The breakthrough came from a conceptual shift: instead of matching user questions to raw metadata, Wix moved to matching business questions to business questions. For each dimension and metric, they used generative AI to create a set of representative questions that the data could answer. This question-to-question matching approach achieved an 83% success rate, a significant improvement that demonstrates how the framing of the embedding content can dramatically impact retrieval quality.
This approach also helps users who are uncertain which domain their question relates to. The semantic search can identify relevant dimensions across multiple domains and suggest appropriate datasets even when users lack knowledge of the exact data source they need.

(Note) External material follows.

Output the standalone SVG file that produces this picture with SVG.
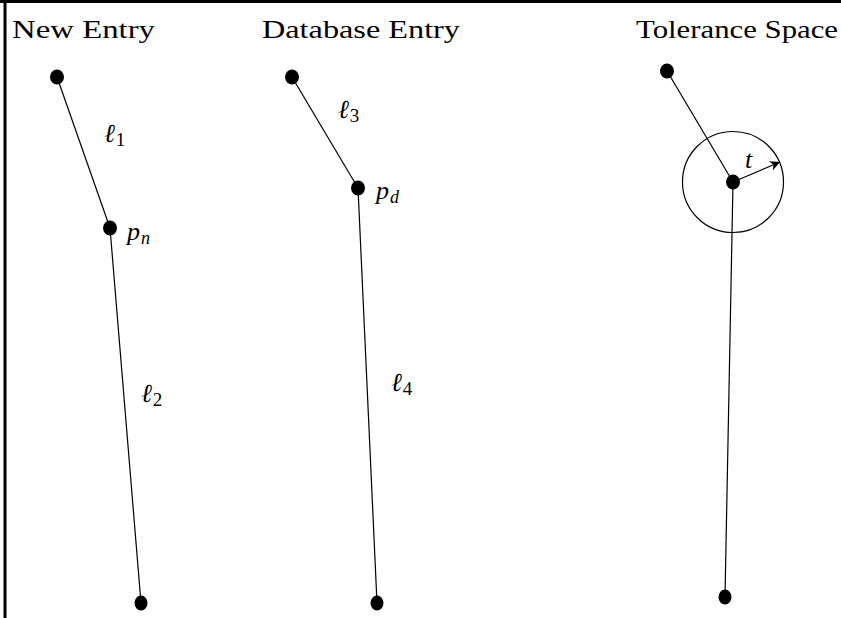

## Production Challenges and Limitations
The case study is notably candid about the challenges encountered in production:
**Incorrect Dimension Selection**: When no perfect match exists for a user's question, the AI may retrieve semantically similar but irrelevant dimensions. The text provides an illustrative example where a question about sites creating logos retrieved ten unrelated "logo creation" dimensions. The LLM, being optimized to please, would select an unrelated dimension, potentially leading users to incorrect conclusions if they didn't carefully review the query representation.
**Lack of Memory**: The system does not retain context across interactions, meaning users may receive different results for the same question over time. This inconsistency can erode user trust and makes validation difficult. The team acknowledges this as a known limitation and includes addressing it in their future roadmap.
**Managing Agent Responses**: Ensuring the system doesn't provide premature or partial answers is challenging. When the assistant cannot confidently find relevant data for all parts of a question, ideally it should pause or request clarification. However, LLMs optimized for helpfulness tend to produce answers regardless, potentially generating responses that are technically correct for part of a question but misleading overall. Despite training efforts, enforcing consistent behavior around incomplete results remains difficult.
## Operational Infrastructure
The system relies on several key operational components:
- **Airflow DAGs**: Orchestrate the hourly embedding pipeline that keeps the Vespa vector database synchronized with the evolving semantic layer
- **Vespa**: Serves as the production vector database for semantic search
- **Cube**: Handles SQL generation, abstracting this complexity from the agent layer
- **Trino**: The underlying query engine for executing generated SQL
- **Data Playground API**: The interface through which structured queries are created and executed
## Results and Future Directions
User feedback has been described as "overwhelmingly positive," with natural language queries reducing barriers to data exploration. However, the case study appropriately qualifies these results by acknowledging the ongoing challenges that remain unsolved.
The roadmap includes expanding support for additional question types, refining the embedding strategy further, and improving personalization based on user behavior. Addressing the memory limitation is explicitly mentioned as a future priority.
## Assessment
This case study represents a realistic and technically detailed account of implementing a multi-agent LLM system for enterprise data discovery. The transparency about challenges—particularly around dimension selection accuracy, lack of memory, and agent response management—adds credibility and provides valuable lessons for practitioners. The evolution of the embedding strategy from metadata-based to question-to-question matching demonstrates the iterative nature of building effective RAG systems in production environments.